Planet Ill: A lot of rappers from generations past still put out new material but it ends up sounding dated. You can hear their age. You still have an edge and you still sound hungry. How have you maintained that?
Just-Ice: Like I said, I love this. I mean, of course I came into this business for money. I gotta pay bills and shit. I love Hip-Hop. I love real Hip-Hop, not that bullshit that’s out now, these little punk ass niggas. I love real Hip-Hop, you know? I think if a motherfucker got Hip-Hop in his heart, if you gonna rhyme, your ass supposed to sound the same as you did when you first started. Granted, your voice is going to change a little bit, but the intensity should still be there. The hunger in it should still be there. I don’t see that out of a lot of mother fuckers.
Planet Ill: Having worked with both Kurtis Mantronik and DJ Premier, what is the biggest difference between the two and who do you prefer working with the most?
Just-Ice: Well I prefer Kurtis because for one, Kurtis would take shit from scratch. Now, (I) don’t take nothing away from my man Lumpy Lump, and that’s Premiere. I don’t call him Premier, the nigga name Lumpy. I don’t take nothing from Lump, alright, because you see what Lump does and what Kurtis does is two different things. So you really can’t compare them together.

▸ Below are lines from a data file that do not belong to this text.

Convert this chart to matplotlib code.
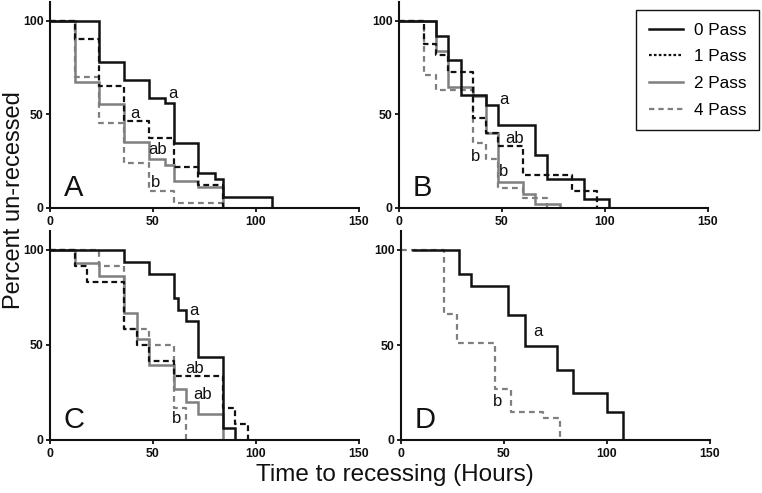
import matplotlib
matplotlib.use("Agg")
import matplotlib.pyplot as plt
from matplotlib.lines import Line2D

plt.rcParams['font.family'] = ['Liberation Sans', 'DejaVu Sans']

# ---- data (hours, percent un-recessed) ----
A0_t = [0, 24, 36, 48, 56, 60, 72, 80, 84, 108]
A0_s = [100, 77.8, 68.5, 59, 56, 34.5, 18.7, 15.5, 5.9, 0]
A1_t = [0, 12, 24, 36, 48, 60, 72, 84]
A1_s = [100, 90.2, 65.3, 46.6, 37.2, 21.7, 12.3, 0]
A2_t = [0, 12, 24, 36, 48, 56, 60, 72, 84]
A2_s = [100, 67.1, 55.5, 35, 26.2, 23, 14.6, 11, 0]
A4_t = [0, 12, 24, 36, 48, 60, 84]
A4_s = [100, 69.8, 45.4, 24, 8.9, 2.7, 0]

B0_t = [0, 18, 24, 30, 42, 48, 66, 72, 90, 102]
B0_s = [100, 92, 79, 60.3, 55, 44.5, 28.5, 15.5, 4.8, 0]
B1_t = [0, 12, 18, 24, 36, 42, 48, 60, 84, 96]
B1_s = [100, 87.5, 81.7, 72.4, 48, 39.9, 32.9, 17.6, 9.3, 0]
B2_t = [0, 18, 24, 36, 42, 48, 60, 66, 78]
B2_s = [100, 84, 64.4, 60, 40, 13.7, 7.5, 2.1, 0]
B4_t = [0, 12, 18, 36, 42, 48, 60, 72]
B4_s = [100, 71.2, 63, 34.5, 26.2, 10.5, 5.2, 0]

C0_t = [0, 36, 48, 60, 62, 66, 72, 84, 90]
C0_s = [100, 93.4, 87.2, 74.7, 68.5, 62.3, 43.4, 6.2, 0]
C1_t = [0, 12, 18, 36, 42, 48, 60, 84, 90, 96]
C1_s = [100, 91.5, 83.1, 58.5, 49.8, 41.3, 33.3, 16.4, 8.4, 0]
C2_t = [0, 12, 24, 36, 42, 48, 60, 66, 72, 84]
C2_s = [100, 93.2, 86.3, 66.5, 53.2, 39.5, 26.5, 19.9, 13.2, 0]
C4_t = [0, 24, 36, 48, 60, 66]
C4_s = [100, 91.5, 58.2, 49.8, 16.7, 0]

D0_t = [6, 28, 34, 52, 60, 75.5, 83.5, 100, 108]
D0_s = [100, 87.3, 81.1, 65.6, 49.4, 37, 24.7, 15, 0]
D4_t = [0, 21, 27, 45.5, 53.5, 69, 77]
D4_s = [100, 66.5, 51.1, 27, 14.6, 11.8, 0]

series_labels = ['0 Pass', '1 Pass', '2 Pass', '4 Pass']
panel_letters = ['A', 'B', 'C', 'D']
x_ticks = [0, 50, 100, 150]
y_ticks = [0, 50, 100]

# significance letters: (text, hour, percent)
A_sig = [('a', 59.7, 61), ('a', 41, 50.7), ('ab', 52.4, 31), ('b', 51.3, 13.7)]
B_sig = [('a', 50.8, 58.2), ('ab', 56.1, 37.2), ('b', 37.4, 27.6), ('b', 50.8, 19.6)]
C_sig = [('a', 69.7, 68.3), ('ab', 70.2, 37.7), ('ab', 74.2, 23.8), ('b', 61.6, 11)]
D_sig = [('a', 66.5, 57.3), ('b', 46.8, 20.3)]

BLACK = '#111111'
GREY = '#7f7f7f'
styles = {
    0: dict(color=BLACK, lw=1.8, ls='-'),
    1: dict(color=BLACK, lw=1.6, dashes=(2.6, 1.6)),
    2: dict(color=GREY, lw=1.8, ls='-'),
    4: dict(color=GREY, lw=1.6, dashes=(2.6, 1.9)),
}

W, H = 762, 493
fig = plt.figure(figsize=(W / 100, H / 100), dpi=100)

def rect(left, top, right, bottom):
    return [left / W, 1 - bottom / H, (right - left) / W, (bottom - top) / H]

panels = [
    (rect(50, 2, 359, 208), {4: (A4_t, A4_s), 2: (A2_t, A2_s), 1: (A1_t, A1_s), 0: (A0_t, A0_s)}, A_sig),
    (rect(399, 2, 708, 208), {4: (B4_t, B4_s), 2: (B2_t, B2_s), 1: (B1_t, B1_s), 0: (B0_t, B0_s)}, B_sig),
    (rect(50, 231, 359, 439.5), {4: (C4_t, C4_s), 2: (C2_t, C2_s), 1: (C1_t, C1_s), 0: (C0_t, C0_s)}, C_sig),
    (rect(401, 231, 710, 440), {4: (D4_t, D4_s), 0: (D0_t, D0_s)}, D_sig),
]

for (r, data, sig), letter in zip(panels, panel_letters):
    ax = fig.add_axes(r)
    for key, (t, s) in data.items():
        ax.step(t, s, where='post', solid_joinstyle='miter', **styles[key])
    ax.set_xlim(0, 150)
    ax.set_ylim(0, 110)
    ax.set_xticks(x_ticks)
    ax.set_yticks(y_ticks)
    for side in ('top', 'right'):
        ax.spines[side].set_visible(False)
    for side in ('left', 'bottom'):
        ax.spines[side].set_linewidth(1.5)
        ax.spines[side].set_color(BLACK)
    ax.tick_params(direction='out', length=3, width=1.3, labelsize=8.8, colors=BLACK)
    ax.tick_params(axis='x', pad=3)
    ax.tick_params(axis='y', pad=1.5)
    for lab in ax.get_xticklabels() + ax.get_yticklabels():
        lab.set_fontweight('bold')
    for txt, x, y in sig:
        ax.text(x, y, txt, ha='center', va='center', fontsize=12, color=BLACK)
    ax.text(11.5, 10.5, letter, ha='center', va='center', fontsize=21, color=BLACK)

handles = [
    Line2D([], [], color=BLACK, lw=1.8),
    Line2D([], [], color=BLACK, lw=1.6, dashes=(1.2, 1.0)),
    Line2D([], [], color=GREY, lw=1.8),
    Line2D([], [], color=GREY, lw=1.6, dashes=(2.4, 1.8)),
]
leg = fig.legend(handles, series_labels, loc='upper right',
                 bbox_to_anchor=(759 / W, 1 - 10 / H), borderaxespad=0,
                 fontsize=12.3, fancybox=False, framealpha=1, edgecolor=BLACK,
                 handlelength=2.0, handletextpad=0.6, labelspacing=0.68,
                 borderpad=0.75)
leg.get_frame().set_linewidth(1.0)

fig.text(14 / W, 1 - 200 / H, 'Percent un-recessed', rotation=90,
         ha='center', va='center', fontsize=17, color=BLACK)
fig.text(395 / W, 1 - 475 / H, 'Time to recessing (Hours)',
         ha='center', va='center', fontsize=17.5, color=BLACK)

fig.savefig('out.png', dpi=100)
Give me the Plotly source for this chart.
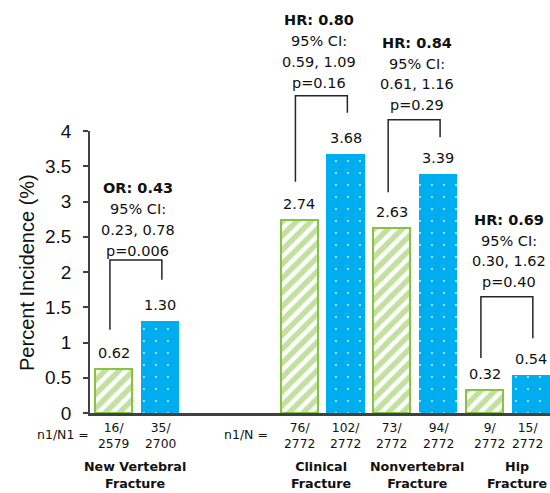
import plotly.graph_objects as go

# Bar positions on a numeric axis (two bars per fracture type)
green_x = [0, 4, 6, 8]
blue_x = [1, 5, 7, 9]
green_vals = [0.62, 2.74, 2.63, 0.32]
blue_vals = [1.30, 3.68, 3.39, 0.54]
green_counts = ["16/<br>2579", "76/<br>2772", "73/<br>2772", "9/<br>2772"]
blue_counts = ["35/<br>2700", "102/<br>2772", "94/<br>2772", "15/<br>2772"]
count_x_green = [0, 4, 6, 8.11]
count_x_blue = [1, 5, 7, 8.93]

categories = ["New Vertebral<br>Fracture", "Clinical<br>Fracture",
              "Nonvertebral<br>Fracture", "Hip<br>Fracture"]
category_x = [0.46, 4.47, 6.54, 8.7]

stat_names = ["OR", "HR", "HR", "HR"]
stat_vals = ["0.43", "0.80", "0.84", "0.69"]
ci_text = ["0.23, 0.78", "0.59, 1.09", "0.61, 1.16", "0.30, 1.62"]
p_text = ["p=0.006", "p=0.16", "p=0.29", "p=0.40"]
stat_x = [0.52, 4.42, 6.55, 8.52]
stat_top_y = [3.19, 5.57, 5.25, 2.74]

# bracket heights: left foot, top, right foot
bracket_left = [1.18, 3.28, 3.13, 0.78]
bracket_top = [2.17, 4.50, 4.16, 1.65]
bracket_right = [1.89, 4.26, 3.91, 1.06]

X_RANGE = [-0.51, 9.41]
Y_RANGE = [0, 4]

GREEN = "#86C440"
BLUE = "#00AEEF"
TXT = "#111111"
VFONT = "DejaVu Sans"


def px(x):
    """data x -> paper x (lets labels sit outside the axis range)"""
    return (x - X_RANGE[0]) / (X_RANGE[1] - X_RANGE[0])


def py(y):
    return (y - Y_RANGE[0]) / (Y_RANGE[1] - Y_RANGE[0])


fig = go.Figure()
fig.add_trace(go.Bar(
    x=green_x, y=green_vals, width=0.8,
    marker=dict(color="white", line=dict(color=GREEN, width=2),
                pattern=dict(shape="/", fgcolor=GREEN, bgcolor="white",
                             size=10, solidity=0.55, fillmode="overlay")),
    showlegend=False, hoverinfo="skip"))
fig.add_trace(go.Bar(
    x=blue_x, y=blue_vals, width=0.82,
    marker=dict(color=BLUE, line=dict(color=BLUE, width=0),
                pattern=dict(shape=".", fgcolor="#d8f3ff", bgcolor=BLUE,
                             size=12, solidity=0.02, fillmode="replace")),
    showlegend=False, hoverinfo="skip"))

ann = []


def label(x, y, text, size, yanchor="middle", yshift=0, family=VFONT, **kw):
    ann.append(dict(x=px(x), y=py(y), xref="paper", yref="paper", text=text,
                    showarrow=False, xanchor="center", yanchor=yanchor,
                    yshift=yshift, font=dict(family=family, size=size, color=TXT),
                    **kw))


# value labels above bars
for xs, vs in ((green_x, green_vals), (blue_x, blue_vals)):
    for x, v in zip(xs, vs):
        label(x, v, f"{v:.2f}", 14.5, yanchor="bottom", yshift=6)

# statistics text blocks
for i in range(4):
    lines = [f"<b>{stat_names[i]}: {stat_vals[i]}</b>", "95% CI:", ci_text[i], p_text[i]]
    for j, line in enumerate(lines):
        label(stat_x[i], stat_top_y[i], line, 14.5, yshift=-20.8 * j)

# counts under the axis
for xs, labels in ((count_x_green, green_counts), (count_x_blue, blue_counts)):
    for x, t in zip(xs, labels):
        label(x, -0.32, t, 12.3)
label(-1.09, -0.30, "n1/N1 =", 12.5)
label(2.86, -0.30, "n1/N =", 12.5)

# category labels
for x, c in zip(category_x, categories):
    label(x, -0.88, f"<b>{c}</b>", 12.7)

# y-axis title
ann.append(dict(x=-0.137, y=0.5, xref="paper", yref="paper",
                xanchor="center", yanchor="middle",
                text="Percent Incidence (%)", textangle=-90, showarrow=False,
                font=dict(family="Liberation Sans", size=20, color=TXT)))

# comparison brackets
shapes = []
for i in range(4):
    xl = px(green_x[i] - 0.08)
    xr = px(blue_x[i] + 0.04)
    shapes.append(dict(
        type="path", xref="paper", yref="paper",
        path=f"M{xl},{py(bracket_left[i])} L{xl},{py(bracket_top[i])} "
             f"L{xr},{py(bracket_top[i])} L{xr},{py(bracket_right[i])}",
        line=dict(color="#262626", width=1.5)))

fig.update_layout(
    width=550, height=493,
    margin=dict(l=90, r=0, t=131, b=80),
    paper_bgcolor="white", plot_bgcolor="white",
    annotations=ann, shapes=shapes, bargap=0,
    xaxis=dict(range=X_RANGE, showticklabels=False, ticks="",
               showgrid=False, zeroline=False, showline=True,
               linecolor="#404040", linewidth=2.5),
    yaxis=dict(range=Y_RANGE, tickvals=[0, 0.5, 1, 1.5, 2, 2.5, 3, 3.5, 4],
               ticks="outside", ticklen=5, tickwidth=1.5, tickcolor="#404040",
               showgrid=False, zeroline=False, showline=True,
               linecolor="#404040", linewidth=1.5, ticklabelstandoff=8,
               tickfont=dict(family="Liberation Sans", size=19, color=TXT)),
)

fig.write_html("out.html")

Premier could take six different records and find a part in each six different records and nobody would even suspect, and make a fat ass track out of it. On the other hand, Kurtis will take something from nothing. I mean absolutely nothing. He will start off with a Hi-Hat at one in the afternoon and by three or four in the afternoon he has a record. I mean not just a track, it’s in record form. He has a hook, bridge and everything. From nothing. That’s the difference between Kurtis and Premier. Premier will work with something that’s already there. Kurtis will invent it.